■ Task brief
Check every line below for the string "Python", and copy the lines that contain it.

■ Given entries
=======
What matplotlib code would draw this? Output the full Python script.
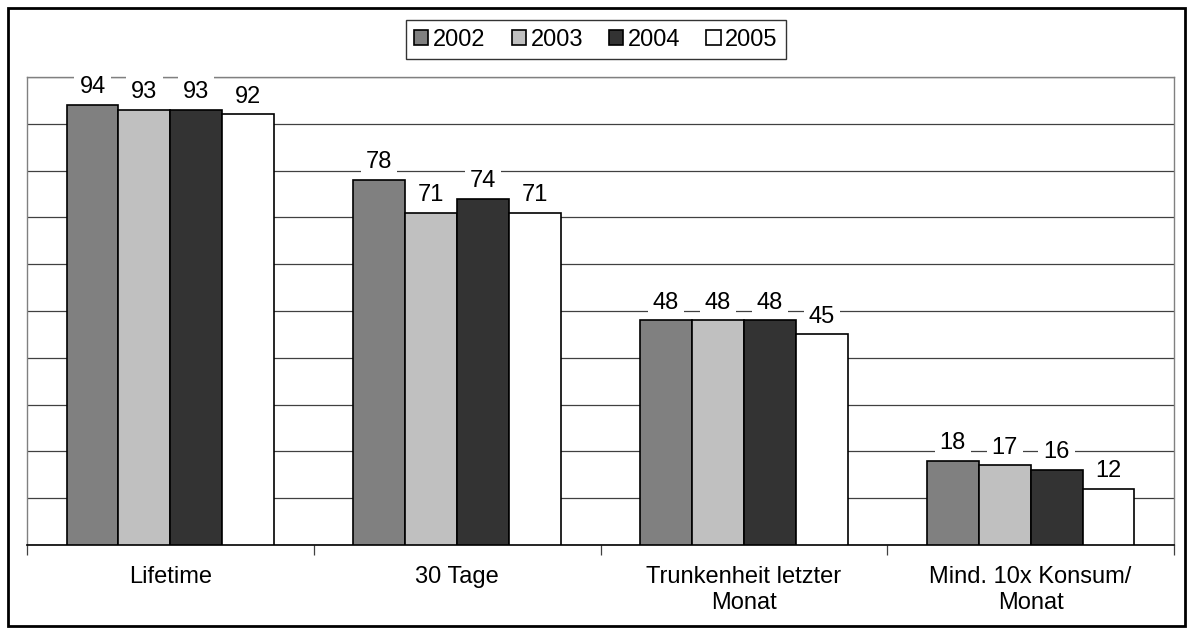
=======
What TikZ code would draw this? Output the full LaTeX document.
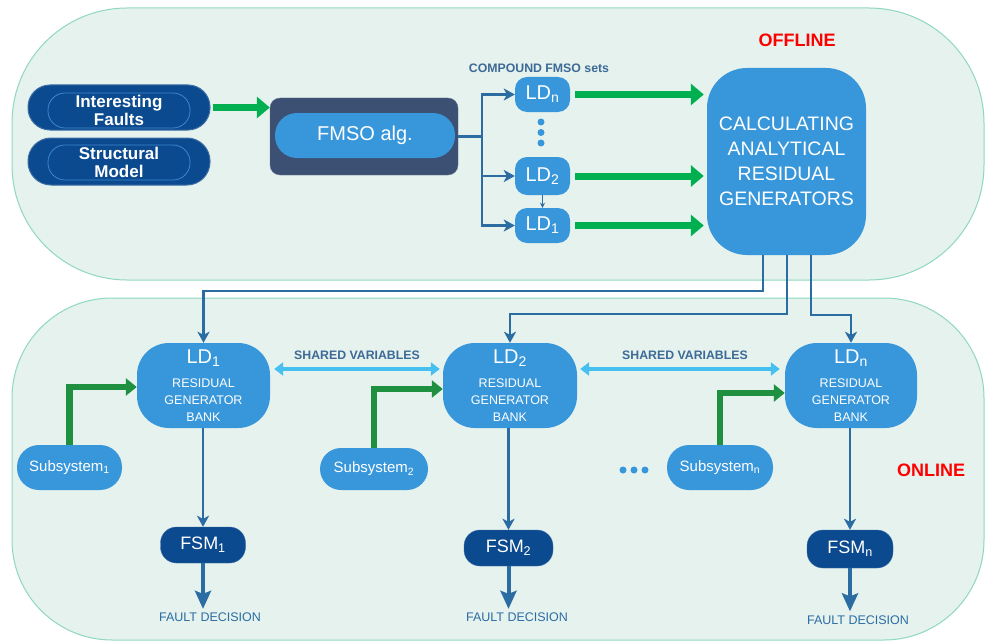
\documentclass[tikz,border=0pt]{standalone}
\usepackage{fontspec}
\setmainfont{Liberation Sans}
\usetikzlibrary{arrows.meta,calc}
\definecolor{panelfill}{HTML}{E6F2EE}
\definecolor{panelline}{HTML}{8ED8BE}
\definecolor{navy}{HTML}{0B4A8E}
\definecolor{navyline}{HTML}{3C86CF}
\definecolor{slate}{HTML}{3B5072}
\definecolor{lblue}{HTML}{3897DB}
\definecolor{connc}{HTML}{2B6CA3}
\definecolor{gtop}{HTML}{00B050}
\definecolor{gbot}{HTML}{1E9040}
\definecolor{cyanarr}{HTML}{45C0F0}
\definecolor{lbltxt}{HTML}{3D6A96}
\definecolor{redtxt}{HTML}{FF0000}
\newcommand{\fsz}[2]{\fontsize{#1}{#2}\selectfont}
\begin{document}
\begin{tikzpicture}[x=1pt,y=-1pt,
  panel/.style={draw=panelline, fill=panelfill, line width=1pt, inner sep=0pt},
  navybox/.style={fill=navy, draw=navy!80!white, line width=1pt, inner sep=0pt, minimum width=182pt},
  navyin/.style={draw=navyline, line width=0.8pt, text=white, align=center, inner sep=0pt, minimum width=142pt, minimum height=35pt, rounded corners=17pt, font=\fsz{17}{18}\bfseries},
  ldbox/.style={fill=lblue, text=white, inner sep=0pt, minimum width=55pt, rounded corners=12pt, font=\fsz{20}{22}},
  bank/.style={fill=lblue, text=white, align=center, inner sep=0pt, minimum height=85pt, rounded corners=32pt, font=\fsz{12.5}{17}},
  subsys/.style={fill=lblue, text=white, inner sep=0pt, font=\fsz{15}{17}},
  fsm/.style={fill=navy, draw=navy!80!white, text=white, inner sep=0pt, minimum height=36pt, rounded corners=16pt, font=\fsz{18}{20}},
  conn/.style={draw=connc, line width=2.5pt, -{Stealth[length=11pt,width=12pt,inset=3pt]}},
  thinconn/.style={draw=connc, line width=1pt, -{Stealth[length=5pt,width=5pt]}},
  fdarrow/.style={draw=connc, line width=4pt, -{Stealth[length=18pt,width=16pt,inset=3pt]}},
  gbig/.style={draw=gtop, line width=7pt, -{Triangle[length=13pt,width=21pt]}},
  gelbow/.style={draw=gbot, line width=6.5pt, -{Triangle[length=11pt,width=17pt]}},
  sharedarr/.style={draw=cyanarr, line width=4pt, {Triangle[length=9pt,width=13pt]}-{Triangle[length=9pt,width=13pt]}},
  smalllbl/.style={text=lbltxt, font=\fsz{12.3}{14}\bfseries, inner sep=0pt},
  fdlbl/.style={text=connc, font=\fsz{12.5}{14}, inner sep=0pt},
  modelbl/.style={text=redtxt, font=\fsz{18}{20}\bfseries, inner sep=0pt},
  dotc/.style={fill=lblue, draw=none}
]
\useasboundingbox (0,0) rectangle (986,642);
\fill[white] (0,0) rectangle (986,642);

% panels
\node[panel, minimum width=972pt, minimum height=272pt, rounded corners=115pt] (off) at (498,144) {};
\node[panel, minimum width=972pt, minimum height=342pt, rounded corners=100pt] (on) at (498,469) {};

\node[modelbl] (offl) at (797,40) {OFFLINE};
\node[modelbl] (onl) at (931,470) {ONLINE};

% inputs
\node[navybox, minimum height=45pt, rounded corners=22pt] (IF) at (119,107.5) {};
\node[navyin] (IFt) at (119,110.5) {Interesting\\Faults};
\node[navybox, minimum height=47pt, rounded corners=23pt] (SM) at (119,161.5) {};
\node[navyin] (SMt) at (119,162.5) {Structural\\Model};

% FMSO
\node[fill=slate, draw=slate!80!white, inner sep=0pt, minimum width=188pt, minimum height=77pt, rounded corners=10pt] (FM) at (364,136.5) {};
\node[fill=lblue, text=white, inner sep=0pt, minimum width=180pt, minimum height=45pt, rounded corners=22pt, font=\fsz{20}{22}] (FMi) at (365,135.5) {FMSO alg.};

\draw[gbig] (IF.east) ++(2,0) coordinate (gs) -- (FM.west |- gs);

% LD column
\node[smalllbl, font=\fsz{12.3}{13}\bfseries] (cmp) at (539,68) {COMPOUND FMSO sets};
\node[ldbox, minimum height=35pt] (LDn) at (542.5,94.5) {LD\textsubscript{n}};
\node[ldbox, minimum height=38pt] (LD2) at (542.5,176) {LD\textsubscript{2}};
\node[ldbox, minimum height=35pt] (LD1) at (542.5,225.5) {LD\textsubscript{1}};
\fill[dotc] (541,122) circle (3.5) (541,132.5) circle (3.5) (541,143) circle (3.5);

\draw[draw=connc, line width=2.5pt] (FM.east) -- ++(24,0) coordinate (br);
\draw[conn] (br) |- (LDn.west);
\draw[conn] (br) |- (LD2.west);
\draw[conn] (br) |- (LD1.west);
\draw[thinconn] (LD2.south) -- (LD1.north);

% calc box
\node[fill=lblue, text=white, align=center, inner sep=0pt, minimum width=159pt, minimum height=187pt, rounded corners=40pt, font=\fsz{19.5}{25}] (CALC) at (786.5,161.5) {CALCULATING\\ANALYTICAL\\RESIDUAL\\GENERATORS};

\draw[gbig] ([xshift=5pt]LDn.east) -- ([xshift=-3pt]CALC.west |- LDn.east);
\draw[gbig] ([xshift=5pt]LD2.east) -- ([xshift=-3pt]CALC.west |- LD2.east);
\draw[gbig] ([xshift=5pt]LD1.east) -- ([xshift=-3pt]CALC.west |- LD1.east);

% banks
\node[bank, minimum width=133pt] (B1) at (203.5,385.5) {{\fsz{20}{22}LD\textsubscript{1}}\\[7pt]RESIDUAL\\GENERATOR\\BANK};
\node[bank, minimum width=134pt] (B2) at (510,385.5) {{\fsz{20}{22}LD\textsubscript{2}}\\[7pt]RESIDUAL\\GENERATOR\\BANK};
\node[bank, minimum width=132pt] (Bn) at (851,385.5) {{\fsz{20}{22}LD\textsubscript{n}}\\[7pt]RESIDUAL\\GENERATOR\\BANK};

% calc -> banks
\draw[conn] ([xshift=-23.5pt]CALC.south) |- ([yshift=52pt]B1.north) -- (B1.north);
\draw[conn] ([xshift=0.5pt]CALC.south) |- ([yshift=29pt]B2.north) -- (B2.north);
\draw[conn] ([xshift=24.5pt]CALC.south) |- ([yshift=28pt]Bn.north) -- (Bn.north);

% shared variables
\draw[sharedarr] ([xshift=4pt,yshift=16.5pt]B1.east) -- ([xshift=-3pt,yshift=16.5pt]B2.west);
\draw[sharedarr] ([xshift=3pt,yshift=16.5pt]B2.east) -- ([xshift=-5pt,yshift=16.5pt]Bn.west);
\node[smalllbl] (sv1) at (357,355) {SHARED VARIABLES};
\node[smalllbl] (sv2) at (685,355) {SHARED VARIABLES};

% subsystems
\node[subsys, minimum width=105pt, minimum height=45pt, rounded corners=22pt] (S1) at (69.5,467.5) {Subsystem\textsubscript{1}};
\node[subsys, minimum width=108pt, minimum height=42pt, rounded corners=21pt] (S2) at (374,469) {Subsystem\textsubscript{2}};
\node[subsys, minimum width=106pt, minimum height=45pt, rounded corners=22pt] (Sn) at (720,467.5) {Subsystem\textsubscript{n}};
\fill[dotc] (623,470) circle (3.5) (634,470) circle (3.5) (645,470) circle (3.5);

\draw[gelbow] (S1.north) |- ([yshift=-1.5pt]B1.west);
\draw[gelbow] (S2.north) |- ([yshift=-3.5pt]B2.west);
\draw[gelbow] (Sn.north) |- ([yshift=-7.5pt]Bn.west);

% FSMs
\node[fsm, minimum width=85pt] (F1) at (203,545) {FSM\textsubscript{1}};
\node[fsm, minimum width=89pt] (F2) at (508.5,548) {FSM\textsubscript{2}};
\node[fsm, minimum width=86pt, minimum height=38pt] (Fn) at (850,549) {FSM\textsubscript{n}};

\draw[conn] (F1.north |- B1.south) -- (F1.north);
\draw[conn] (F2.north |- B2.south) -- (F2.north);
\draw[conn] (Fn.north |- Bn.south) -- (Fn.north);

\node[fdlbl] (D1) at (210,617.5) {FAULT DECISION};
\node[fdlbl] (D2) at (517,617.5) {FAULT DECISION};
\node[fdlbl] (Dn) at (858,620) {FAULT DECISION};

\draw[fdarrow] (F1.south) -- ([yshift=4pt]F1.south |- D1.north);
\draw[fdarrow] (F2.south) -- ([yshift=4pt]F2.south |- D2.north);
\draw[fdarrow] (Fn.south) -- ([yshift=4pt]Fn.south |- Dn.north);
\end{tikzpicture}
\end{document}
=======
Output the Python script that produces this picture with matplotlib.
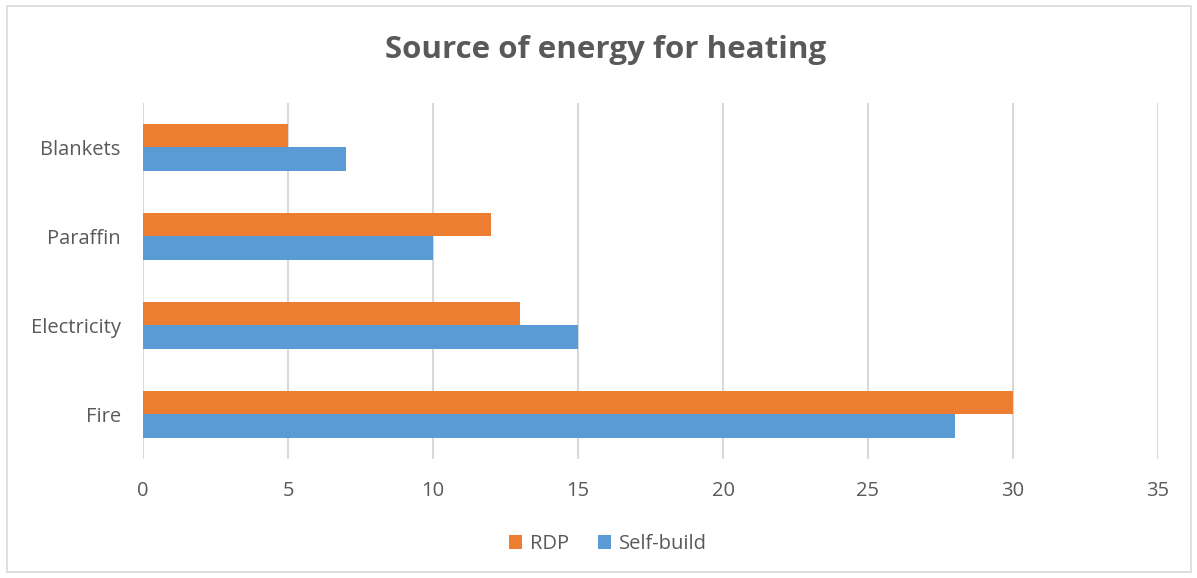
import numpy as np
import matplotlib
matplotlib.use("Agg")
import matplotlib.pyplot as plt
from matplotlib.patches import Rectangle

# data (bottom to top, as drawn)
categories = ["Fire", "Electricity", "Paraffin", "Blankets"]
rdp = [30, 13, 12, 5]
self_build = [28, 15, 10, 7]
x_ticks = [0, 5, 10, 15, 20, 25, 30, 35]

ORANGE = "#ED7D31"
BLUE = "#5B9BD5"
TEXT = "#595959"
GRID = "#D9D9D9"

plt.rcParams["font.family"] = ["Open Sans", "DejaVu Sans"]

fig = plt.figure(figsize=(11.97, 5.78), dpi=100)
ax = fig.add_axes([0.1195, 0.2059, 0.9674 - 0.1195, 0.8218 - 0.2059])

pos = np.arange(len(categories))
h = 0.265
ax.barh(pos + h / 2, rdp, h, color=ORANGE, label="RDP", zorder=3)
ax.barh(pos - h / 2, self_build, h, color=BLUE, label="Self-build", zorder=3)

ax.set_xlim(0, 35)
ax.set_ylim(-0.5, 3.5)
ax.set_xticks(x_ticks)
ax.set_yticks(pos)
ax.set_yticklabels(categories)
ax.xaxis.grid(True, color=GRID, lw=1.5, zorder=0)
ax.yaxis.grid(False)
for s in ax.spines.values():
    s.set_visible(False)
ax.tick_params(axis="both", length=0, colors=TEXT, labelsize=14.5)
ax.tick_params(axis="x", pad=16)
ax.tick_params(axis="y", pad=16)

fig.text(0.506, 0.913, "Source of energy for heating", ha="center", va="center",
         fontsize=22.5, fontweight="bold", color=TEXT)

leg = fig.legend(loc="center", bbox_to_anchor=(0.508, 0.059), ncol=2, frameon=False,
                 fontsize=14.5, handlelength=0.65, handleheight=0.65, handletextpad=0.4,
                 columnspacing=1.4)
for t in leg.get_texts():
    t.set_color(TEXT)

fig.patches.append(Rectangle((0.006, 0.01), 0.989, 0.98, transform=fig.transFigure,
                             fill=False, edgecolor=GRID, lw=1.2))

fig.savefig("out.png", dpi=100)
=======
■ Task answer
What matplotlib code would draw this? Output the full Python script.
Output the Python script that produces this picture with matplotlib.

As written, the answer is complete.